Discounting the interim release "Rain of a thousand flames" (although musically there is little reason to do so), "Power of the Dragon Flame" was Rhapsody's fourth and final element in their "CHRONICLES OF ALGALORD - The Emerald Sword Saga". For those who have followed the story so far, things are not going so well. Our hero, the Warrior of Ice, is physically and mentally scarred by his experiences, but must continue his quest to regain the Emerald Sword. Things are not helped by the fact that the living dead have now been released! While there is of course a happy ending, there are plenty more twists and turns along the way, including the death of some significant characters.

Whether you chose to start here with Rhapsody, or with any of the previous albums, what you will find will be essentially the same, and you will either like it or loathe it!

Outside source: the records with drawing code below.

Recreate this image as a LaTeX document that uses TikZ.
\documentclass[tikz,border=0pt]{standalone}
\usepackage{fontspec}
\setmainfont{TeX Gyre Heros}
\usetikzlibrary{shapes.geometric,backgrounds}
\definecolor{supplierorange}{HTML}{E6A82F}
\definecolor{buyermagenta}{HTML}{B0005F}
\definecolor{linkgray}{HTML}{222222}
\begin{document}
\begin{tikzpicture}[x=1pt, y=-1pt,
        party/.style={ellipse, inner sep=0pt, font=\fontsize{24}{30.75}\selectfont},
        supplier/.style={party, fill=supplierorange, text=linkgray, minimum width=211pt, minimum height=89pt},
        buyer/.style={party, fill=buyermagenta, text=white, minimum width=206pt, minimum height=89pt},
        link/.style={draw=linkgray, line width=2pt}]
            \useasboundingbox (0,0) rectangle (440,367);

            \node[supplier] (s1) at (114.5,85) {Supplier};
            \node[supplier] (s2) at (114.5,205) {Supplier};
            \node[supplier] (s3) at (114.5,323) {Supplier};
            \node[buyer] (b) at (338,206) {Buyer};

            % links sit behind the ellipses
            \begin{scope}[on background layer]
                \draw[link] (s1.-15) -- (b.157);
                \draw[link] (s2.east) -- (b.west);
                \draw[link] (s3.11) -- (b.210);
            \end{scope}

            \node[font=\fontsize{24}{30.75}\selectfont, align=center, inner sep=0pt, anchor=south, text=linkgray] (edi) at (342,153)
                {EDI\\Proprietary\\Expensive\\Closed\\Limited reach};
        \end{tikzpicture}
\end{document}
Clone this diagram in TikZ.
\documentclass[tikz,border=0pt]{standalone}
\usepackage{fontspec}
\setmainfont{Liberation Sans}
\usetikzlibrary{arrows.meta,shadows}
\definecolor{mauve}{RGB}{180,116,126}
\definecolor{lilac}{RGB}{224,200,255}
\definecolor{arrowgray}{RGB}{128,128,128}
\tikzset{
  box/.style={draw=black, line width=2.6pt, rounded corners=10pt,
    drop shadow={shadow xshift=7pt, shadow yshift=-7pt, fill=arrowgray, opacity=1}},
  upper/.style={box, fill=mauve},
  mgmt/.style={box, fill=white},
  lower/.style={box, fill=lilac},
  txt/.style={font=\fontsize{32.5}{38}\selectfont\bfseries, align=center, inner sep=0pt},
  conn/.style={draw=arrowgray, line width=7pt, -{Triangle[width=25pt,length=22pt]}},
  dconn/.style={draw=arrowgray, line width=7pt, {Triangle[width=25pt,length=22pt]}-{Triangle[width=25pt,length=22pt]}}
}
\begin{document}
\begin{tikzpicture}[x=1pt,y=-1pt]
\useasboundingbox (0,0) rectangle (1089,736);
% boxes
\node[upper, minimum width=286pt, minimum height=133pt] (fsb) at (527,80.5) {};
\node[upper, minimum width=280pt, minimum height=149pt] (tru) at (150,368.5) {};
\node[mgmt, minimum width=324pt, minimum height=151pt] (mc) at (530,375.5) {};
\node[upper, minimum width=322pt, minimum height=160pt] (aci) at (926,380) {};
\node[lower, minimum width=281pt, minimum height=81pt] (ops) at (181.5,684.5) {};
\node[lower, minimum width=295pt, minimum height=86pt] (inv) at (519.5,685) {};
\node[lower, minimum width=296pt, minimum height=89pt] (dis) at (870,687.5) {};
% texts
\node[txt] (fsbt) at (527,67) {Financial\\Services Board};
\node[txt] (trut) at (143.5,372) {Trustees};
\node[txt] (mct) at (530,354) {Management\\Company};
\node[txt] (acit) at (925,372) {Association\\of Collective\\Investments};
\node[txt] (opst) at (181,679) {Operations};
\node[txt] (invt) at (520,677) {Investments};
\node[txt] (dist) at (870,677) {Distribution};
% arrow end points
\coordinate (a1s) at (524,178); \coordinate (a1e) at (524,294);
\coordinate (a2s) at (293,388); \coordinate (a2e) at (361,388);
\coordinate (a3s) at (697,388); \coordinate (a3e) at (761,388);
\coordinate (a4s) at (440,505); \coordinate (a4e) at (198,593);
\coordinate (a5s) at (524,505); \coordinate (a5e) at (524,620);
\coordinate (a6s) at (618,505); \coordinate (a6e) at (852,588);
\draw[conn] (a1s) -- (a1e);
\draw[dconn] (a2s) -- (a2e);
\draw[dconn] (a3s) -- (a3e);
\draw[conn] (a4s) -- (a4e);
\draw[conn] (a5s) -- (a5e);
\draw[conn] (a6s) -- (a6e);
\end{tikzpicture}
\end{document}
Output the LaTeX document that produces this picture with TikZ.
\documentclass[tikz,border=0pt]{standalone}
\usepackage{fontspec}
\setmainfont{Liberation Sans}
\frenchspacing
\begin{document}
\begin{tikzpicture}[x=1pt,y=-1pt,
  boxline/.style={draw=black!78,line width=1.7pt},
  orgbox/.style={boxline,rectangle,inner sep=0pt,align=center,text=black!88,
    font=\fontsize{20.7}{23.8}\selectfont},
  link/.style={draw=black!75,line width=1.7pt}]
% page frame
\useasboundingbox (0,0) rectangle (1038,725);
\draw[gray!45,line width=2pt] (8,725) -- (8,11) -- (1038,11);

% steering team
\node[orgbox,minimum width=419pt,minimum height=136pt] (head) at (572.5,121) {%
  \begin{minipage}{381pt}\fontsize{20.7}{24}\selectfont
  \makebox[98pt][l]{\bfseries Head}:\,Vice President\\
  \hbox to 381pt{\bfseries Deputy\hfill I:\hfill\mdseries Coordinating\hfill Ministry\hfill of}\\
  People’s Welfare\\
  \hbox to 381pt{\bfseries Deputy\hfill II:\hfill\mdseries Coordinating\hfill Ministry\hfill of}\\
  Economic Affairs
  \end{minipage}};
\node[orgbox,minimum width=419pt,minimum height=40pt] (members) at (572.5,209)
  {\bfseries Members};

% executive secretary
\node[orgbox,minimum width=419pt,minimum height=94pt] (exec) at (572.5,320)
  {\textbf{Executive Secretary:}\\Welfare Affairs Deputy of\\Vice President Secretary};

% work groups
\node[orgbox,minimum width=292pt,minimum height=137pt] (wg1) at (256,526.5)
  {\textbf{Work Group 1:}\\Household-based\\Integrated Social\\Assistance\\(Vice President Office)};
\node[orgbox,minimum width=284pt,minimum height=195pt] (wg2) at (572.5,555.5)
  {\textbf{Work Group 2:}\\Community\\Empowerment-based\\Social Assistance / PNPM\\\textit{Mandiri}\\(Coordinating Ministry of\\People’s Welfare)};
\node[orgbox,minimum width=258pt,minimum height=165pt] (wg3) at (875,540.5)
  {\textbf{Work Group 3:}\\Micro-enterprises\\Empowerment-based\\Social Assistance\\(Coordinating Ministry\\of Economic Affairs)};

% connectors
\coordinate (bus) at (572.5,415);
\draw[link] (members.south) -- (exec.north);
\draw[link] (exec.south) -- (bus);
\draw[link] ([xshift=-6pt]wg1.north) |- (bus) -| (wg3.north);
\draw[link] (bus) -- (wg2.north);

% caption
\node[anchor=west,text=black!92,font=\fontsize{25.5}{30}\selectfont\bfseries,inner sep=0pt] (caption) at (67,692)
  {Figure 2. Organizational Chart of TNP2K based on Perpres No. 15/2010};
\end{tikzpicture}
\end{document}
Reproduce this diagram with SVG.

As usual, the album opens with a brief introductory fanfare in the form of "In tenebris", which quickly plunges straight into the frantic Epic Symphonic Hollywood metal (as the sticker on the box likes to describe it) of "Knightrider of doom". "Knightrider.. " is typical of many of Rhapsody's songs with an up-and-down-the-scales sing-a-long chorus. Indeed, the following (title) track is a direct continuation. Rhapsody could easily be accused of going to the well once too often, and indeed they do tend to plagiarise themselves quite regularly (The chorus of "The march of the swordmaster" here is almost identical to "Village of dwarves" from "Dawn of victory") , but the music on each album is so well composed and produced that such criticism would be churlish.

Once again, as on the previous album, the orchestration is less to the fore than on the first two albums, with a slightly rawer feel to the music. There is of course the usual diversity to the album which critics of the band so often overlook. " Lamento Eroico" is a stunningly beautiful ballad, sung unusually for the band despite their nationality, in Italian. The fine vocal is complemented by some excellent piano. " When Demons Awake" has some death metal like verses which call and answer, although the chorus is reassuringly anthemic. "Agony is my name" includes some female operatic vocals and some great guitar work, with the double paced drums being interrupted from time to time by brief quieter passages. It is a truly awesome track. "Steelgods of the Last Apocalypse" includes an interesting synth and guitar duet.

The albums closes with the ambitious 19 minute track "Gargoyles, Angels of Darkness". The track opens with a couple of soft classical guitar pieces, the first being written and performed by Rhapsody producer Sascha Paeth. The second, written by Luca Turilli and performed by Johannes Monno has a haunting female vocal accompaniment. The track then moves through a number of phases in true prog fashion, with some (unintentionally) amusing narration, and powerful choral sections. One again, the orchestration is less obvious, but the track climaxes with a with mighty vocals and anthemic choruses, reflecting the positive outcome to the story. The track closes with a reprise of the opening track, "In tenebris". While its good to see Rhapsody pushing their own boundaries, the track is perhaps rather over ambitious, and doesn't entirely work.

It is easy with Rhapsody's album to overlook the folk and classical influences on their music. When asked, guitarist and co-main composer Luca Turilli cited Vivaldi and Paganini as his main classical influences. The significance of the ongoing story line too, should not be underestimated. Many people will simply listen to the albums, without taking the time to extract the full benefit by understanding the ongoing concept. While the lyrics of the songs attempt to reflect the tale, the phonetic delivery of the lyrics can make it difficult at times to follow. Thankfully, the wonderfully illustrated booklets which accompany the albums include extensive narratives and Tolkien like maps together with superb artwork, which all serve to complete the picture.

And so at last, after four magnificent albums, this epic saga is drawn to a close.